Description
'This is the book I've been waiting to read my entire life on the diasporic Caribbean experience. The writing is sharp, intelligent and everything you'd expect from a talented Jamaican writer. I honestly love this book' Symeon Brown
'Frying Plantain is every bit as delicious as the title suggests' Candice Carty-Williams, author of Queenie
In her brilliantly incisive debut, Zalika Reid-Benta artfully depicts the tensions between mothers and daughters, second-generation immigrants and first-generation cultural expectations, and Black identity and predominately white society.

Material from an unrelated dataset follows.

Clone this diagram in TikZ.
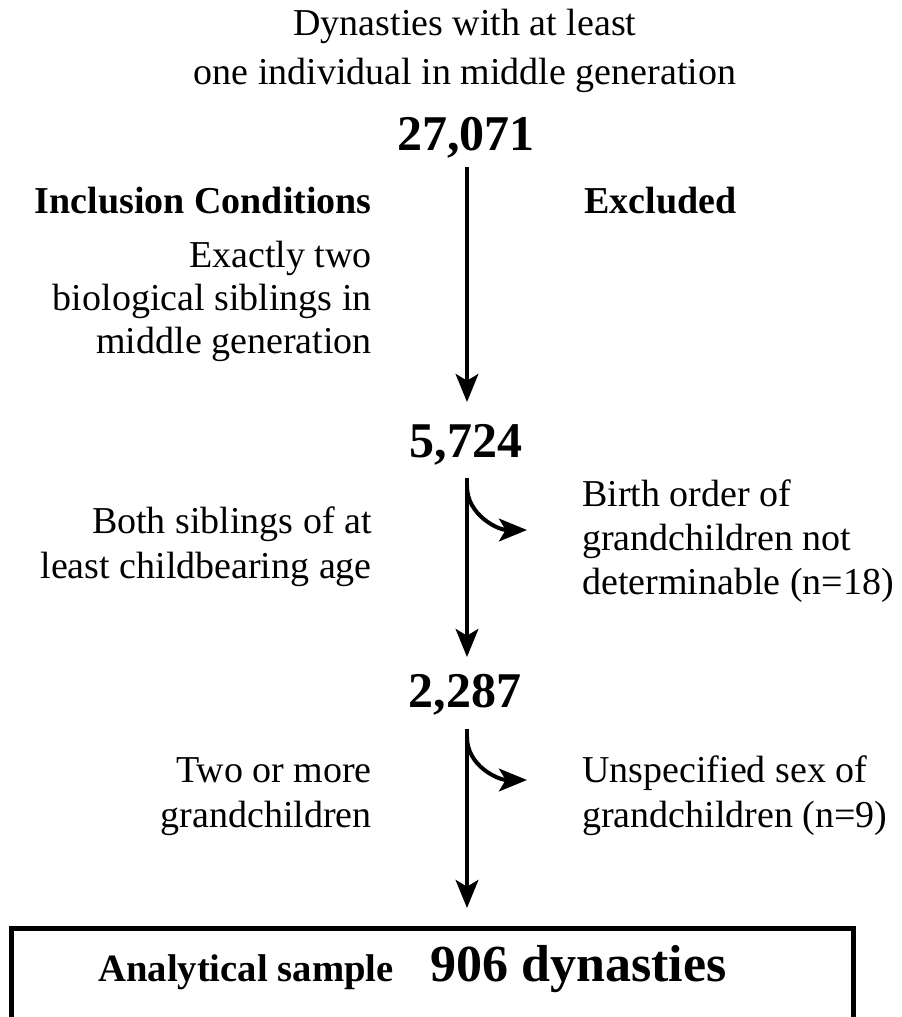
\documentclass[tikz,border=0pt]{standalone}
\usepackage{fontspec}
\setmainfont{Liberation Serif}
\usetikzlibrary{arrows.meta}
\begin{document}
\begin{tikzpicture}[x=0.75pt,y=-0.75pt,
  txt/.style={font=\fontsize{28.5}{34}\selectfont, inner sep=0pt},
  hdr/.style={font=\fontsize{28.5}{34}\bfseries\selectfont, inner sep=0pt},
  num/.style={font=\fontsize{37.5}{45}\bfseries\selectfont, inner sep=0pt},
  flow/.style={line width=3pt, -{Stealth[length=21pt,width=17pt,inset=5pt]}},
  branch/.style={line width=3pt, -{Stealth[length=21pt,width=17pt,inset=5pt]}},
  finalbox/.style={draw, line width=3.5pt, inner sep=0pt, anchor=north west},
]
\useasboundingbox (0,0) rectangle (902,1017);
\clip (0,0) rectangle (902,1017);

% title
\node[txt, anchor=base] (t1) at (465,35) {Dynasties with at least};
\node[txt, anchor=base] (t2) at (465,84) {one individual in middle generation};
\node[num, anchor=base] (n1) at (466,150) {27,071};

% headers
\node[hdr, anchor=base east] (hinc) at (372,213) {Inclusion Conditions};
\node[hdr, anchor=base west] (hexc) at (584,213) {Excluded};

% condition 1
\node[txt, anchor=base east] (c1a) at (372,267) {Exactly two};
\node[txt, anchor=base east] (c1b) at (372,310) {biological siblings in};
\node[txt, anchor=base east] (c1c) at (372,353) {middle generation};

\node[num, anchor=base] (n2) at (466,457) {5,724};

% condition 2
\node[txt, anchor=base east] (c2a) at (372,533) {Both siblings of at};
\node[txt, anchor=base east] (c2b) at (372,578) {least childbearing age};
\node[txt, anchor=base west] (e1a) at (582,506) {Birth order of};
\node[txt, anchor=base west] (e1b) at (582,550) {grandchildren not};
\node[txt, anchor=base west] (e1c) at (582,594) {determinable (n=18)};

\node[num, anchor=base] (n3) at (465,707) {2,287};

% condition 3
\node[txt, anchor=base east] (c3a) at (372,782) {Two or more};
\node[txt, anchor=base east] (c3b) at (372,827) {grandchildren};
\node[txt, anchor=base west] (e2a) at (582,782) {Unspecified sex of};
\node[txt, anchor=base west] (e2b) at (582,827) {grandchildren (n=9)};

% final box
\node[finalbox, minimum width=631.5pt, minimum height=100pt] (box) at (9,926) {};
\node[hdr, font=\fontsize{29}{34}\bfseries\selectfont, anchor=base west] (bl) at (98,981) {Analytical sample};
\node[num, font=\fontsize{39}{47}\bfseries\selectfont, anchor=base west] (br) at (430,981) {906 dynasties};

% connectors
\coordinate (s1) at (467,167);
\coordinate (e1) at (467,402);
\coordinate (s2) at (467,478);
\coordinate (e2) at (467,657);
\coordinate (s3) at (467,729);
\coordinate (e3) at (467,908);
\coordinate (b1) at (467,486);
\coordinate (x1) at (527,530);
\coordinate (b2) at (467,737);
\coordinate (x2) at (527,780);

\draw[flow] (s1) -- (e1);
\draw[flow] (s2) -- (e2);
\draw[flow] (s3) -- (e3);
\draw[branch] (b1) to[out=-90,in=180] (x1);
\draw[branch] (b2) to[out=-90,in=180] (x2);
\end{tikzpicture}
\end{document}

Kara Davis is a girl caught in the middle of her Canadian nationality and her desire to be a 'true' Jamaican, of her mother and grandmother's rages and life lessons, of having to avoid being thought of as too 'faas' or too 'quiet' or too 'bold' or too 'soft'.
Set in Toronto's 'Little Jamaica', Kara moves from girlhood to the threshold of adulthood, from elementary school to high school graduation, in these twelve interconnected stories.
A rich and unforgettable portrait of growing up between worlds, Frying Plantain shows how, in one charged moment, friendship and love can turn to enmity and hate, well-meaning protection can become control, and teasing play can turn to something much darker. A must-read for fans of Chimamanda Ngozi Adichie, Jamaica Kincaid and Zadie Smith.